In this example, we first create an input list my_list containing the numbers 1 through 4. We then use itertools.combinations() to generate all combinations of length 2 and 3 from the input list. The resulting combinations are stored in the combinations_2 and combinations_3 variables, respectively, and then printed to the console.

By understanding the syntax and parameters of itertools.combinations(), you'll be able to effectively use this function to generate all possible combinations of elements in your Python projects.
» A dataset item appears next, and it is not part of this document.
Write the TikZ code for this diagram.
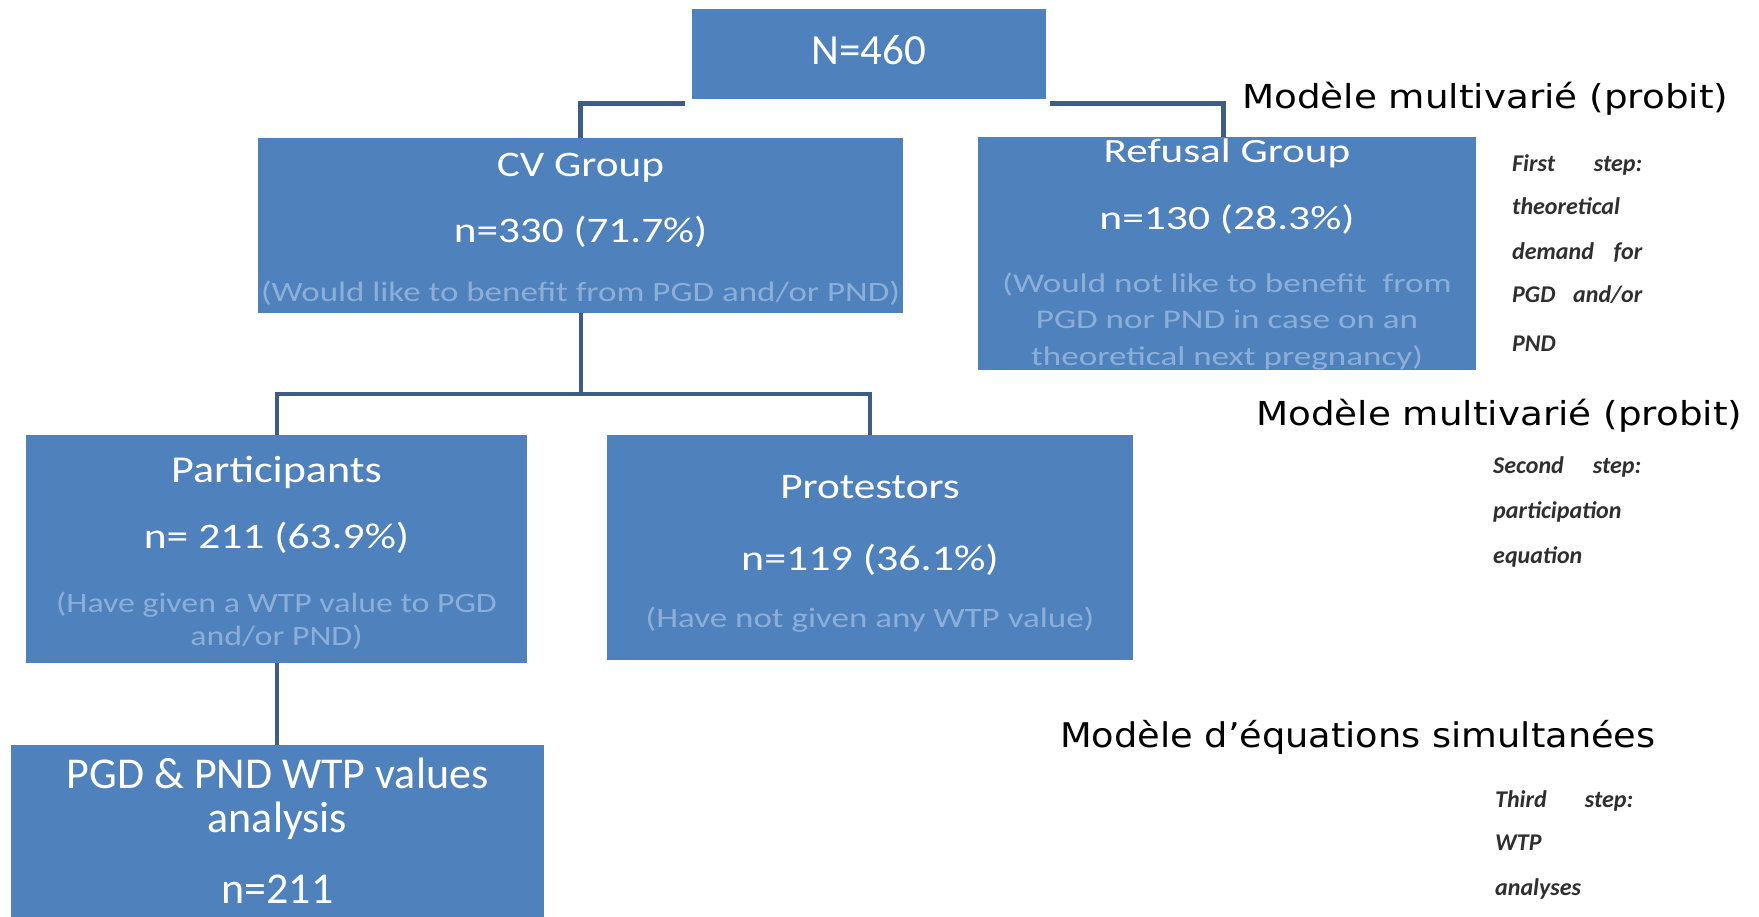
\documentclass[tikz,border=0pt]{standalone}
\usepackage{fontspec}
\usepackage{graphicx}
\setmainfont{Carlito}
\newfontfamily\verd{DejaVu Sans}
\definecolor{boxblue}{HTML}{4F81BD}
\definecolor{parencol}{HTML}{8CAFDA}
\definecolor{connc}{HTML}{3E5C86}
\definecolor{stepgray}{HTML}{2F2F2F}
\newcommand{\bxt}[3]{\fontsize{#1pt}{#1pt}\selectfont\scalebox{#2}[1]{#3}}
\begin{document}
\begin{tikzpicture}[x=1pt,y=-1pt,
  box/.style={fill=boxblue, draw=none, inner sep=0pt, rectangle},
  ttl/.style={anchor=base, text=white, inner sep=0pt},
  par/.style={anchor=base, text=parencol, inner sep=0pt},
  model/.style={anchor=base west, inner sep=0pt, text=black, font=\verd},
  steplbl/.style={anchor=base west, inner sep=0pt, text=stepgray, font=\bfseries\itshape\fontsize{24pt}{24pt}\selectfont},
  connthick/.style={draw=connc, line width=5pt},
  conn/.style={draw=connc, line width=4pt}]
\useasboundingbox[fill=white] (0,0) rectangle (1759,917);

% boxes
\node[box, minimum width=354pt, minimum height=90pt] (top) at (869,54) {};
\node[box, minimum width=645pt, minimum height=175pt] (cv) at (580.5,225.5) {};
\node[box, minimum width=498pt, minimum height=233pt] (ref) at (1227,253.5) {};
\node[box, minimum width=501pt, minimum height=228pt] (part) at (276.5,549) {};
\node[box, minimum width=526pt, minimum height=225pt] (prot) at (870,547.5) {};
\node[box, minimum width=533pt, minimum height=172pt] (pgd) at (277.5,831) {};

% connectors
\draw[connthick] (cv.north) |- ([xshift=-7pt,yshift=-4pt]top.south west);
\draw[connthick] ([xshift=4pt,yshift=-4pt]top.south east) -| ([xshift=-4pt]ref.north);
\coordinate (split) at ([yshift=-81pt]cv.south);
\draw[conn] (cv.south) -- (split);
\draw[conn] (part.north) |- (split) -| (prot.north);
\draw[conn] (part.south) -- (part.south |- pgd.north);

% texts in boxes
\node[ttl] (topA) at (869,65) {\bxt{43}{1}{N=460}};

\node[ttl] (cvA) at (580.5,177) {\bxt{36}{1.2}{CV Group}};
\node[ttl] (cvB) at (580.5,243) {\bxt{36}{1.2}{n=330 (71.7\%)}};
\node[par] (cvC) at (580.5,302) {\bxt{28}{1.25}{(Would like to benefit from PGD and/or PND)}};

\node[ttl] (refA) at (1227,163) {\bxt{34}{1.27}{Refusal Group}};
\node[ttl] (refB) at (1227,230) {\bxt{34}{1.28}{n=130 (28.3\%)}};
\node[par] (refC) at (1227,293) {\bxt{27}{1.3}{(Would not like to benefit~ from}};
\node[par] (refD) at (1227,328) {\bxt{27}{1.3}{PGD nor PND in case on an}};
\node[par] (refE) at (1227,365) {\bxt{27}{1.3}{theoretical next pregnancy)}};

\node[ttl] (partA) at (276.5,482) {\bxt{38}{1.16}{Participants}};
\node[ttl] (partB) at (276.5,548) {\bxt{36}{1.21}{n= 211 (63.9\%)}};
\node[par] (partC) at (276.5,612) {\bxt{28}{1.21}{(Have given a WTP value to PGD}};
\node[par] (partD) at (276.5,645) {\bxt{28}{1.21}{and/or PND)}};

\node[ttl] (protA) at (870,498) {\bxt{36}{1.2}{Protestors}};
\node[ttl] (protB) at (870,570) {\bxt{36}{1.22}{n=119 (36.1\%)}};
\node[par] (protC) at (870,627) {\bxt{28}{1.25}{(Have not given any WTP value)}};

\node[ttl] (pgdA) at (277.5,788) {\bxt{44}{1}{PGD \& PND WTP values}};
\node[ttl] (pgdB) at (277.5,832) {\bxt{44}{1}{analysis}};
\node[ttl] (pgdC) at (277.5,903) {\bxt{44}{1}{n=211}};

% model labels
\node[model] (m1) at (1242,109) {\bxt{33}{1.13}{Modèle multivarié (probit)}};
\node[model] (m2) at (1256,425) {\bxt{33}{1.13}{Modèle multivarié (probit)}};
\node[model] (m3) at (1060,747) {\bxt{34}{1.08}{Modèle d’équations simultanées}};

% step labels
\node[steplbl] (s1a) at (1512,172) {\hbox to 130pt{First\hfill step:}};
\node[steplbl] (s1b) at (1512,215) {theoretical};
\node[steplbl] (s1c) at (1512,260) {\hbox to 130pt{demand\hfill for}};
\node[steplbl] (s1d) at (1512,303) {\hbox to 130pt{PGD\hfill and/or}};
\node[steplbl] (s1e) at (1512,352) {PND};

\node[steplbl] (s2a) at (1493,473) {\hbox to 148pt{Second\hfill step:}};
\node[steplbl] (s2b) at (1493,518) {participation};
\node[steplbl] (s2c) at (1493,563) {equation};

\node[steplbl] (s3a) at (1495,807) {\hbox to 138pt{Third\hfill step:}};
\node[steplbl] (s3b) at (1495,850) {WTP};
\node[steplbl] (s3c) at (1495,895) {analyses};
\end{tikzpicture}
\end{document}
Applying itertools.combinations() in Practice

The itertools.combinations() function has a wide range of practical applications in Python programming. Let's explore a few examples to understand how you can use this function in your projects.

Generating Unique Pairs

One common use case for itertools.combinations() is generating all unique pairs from a set of elements. This can be useful in scenarios like recommender systems, social network analysis, or any problem that requires exploring relationships between pairs of items.

import itertools

## Example: Generate all unique pairs from a list of names
names = ['Alice', 'Bob', 'Charlie', 'David']
pairs = itertools.combinations(names, 2)
print(list(pairs))
## Output: [('Alice', 'Bob'), ('Alice', 'Charlie'), ('Alice', 'David'), ('Bob', 'Charlie'), ('Bob', 'David'), ('Charlie', 'David')]

Finding All Subsets

Another application of itertools.combinations() is generating all possible subsets of a given set of elements. This can be useful in problems that require exploring all possible groupings or configurations, such as combinatorial optimization problems.

import itertools

## Example: Generate all subsets of a set of numbers
numbers = [1, 2, 3, 4]
for r in range(1, len(numbers) + 1):
    subsets = itertools.combinations(numbers, r)
    print(f"Subsets of length {r}:")
    print(list(subsets))

This will output:

Subsets of length 1:
[(1,), (2,), (3,), (4,)]
Subsets of length 2:
[(1, 2), (1, 3), (1, 4), (2, 3), (2, 4), (3, 4)]
Subsets of length 3:
[(1, 2, 3), (1, 2, 4), (1, 3, 4), (2, 3, 4)]
Subsets of length 4:
[(1, 2, 3, 4)]

Combinatorial Analysis

The itertools.combinations() function can also be used for combinatorial analysis, such as calculating the number of ways to choose a subset of elements from a larger set. This can be useful in problems related to probability, statistics, or discrete mathematics.

import itertools

## Example: Calculate the number of ways to choose 3 items from a set of 5 items
items = [1, 2, 3, 4, 5]
num_combinations = len(list(itertools.combinations(items, 3)))
print(f"Number of ways to choose 3 items from a set of 5 items: {num_combinations}")
## Output: Number of ways to choose 3 items from a set of 5 items: 10

By understanding these practical applications of itertools.combinations(), you'll be able to leverage this powerful function to solve a wide range of problems in your Python programming projects.

Summary

By the end of this tutorial, you will have a solid understanding of the itertools.combinations() function in Python, its syntax and parameters, and how to apply it in practical scenarios. This knowledge will empower you to streamline your Python programming tasks, explore new problem-solving approaches, and unlock the full potential of this versatile tool.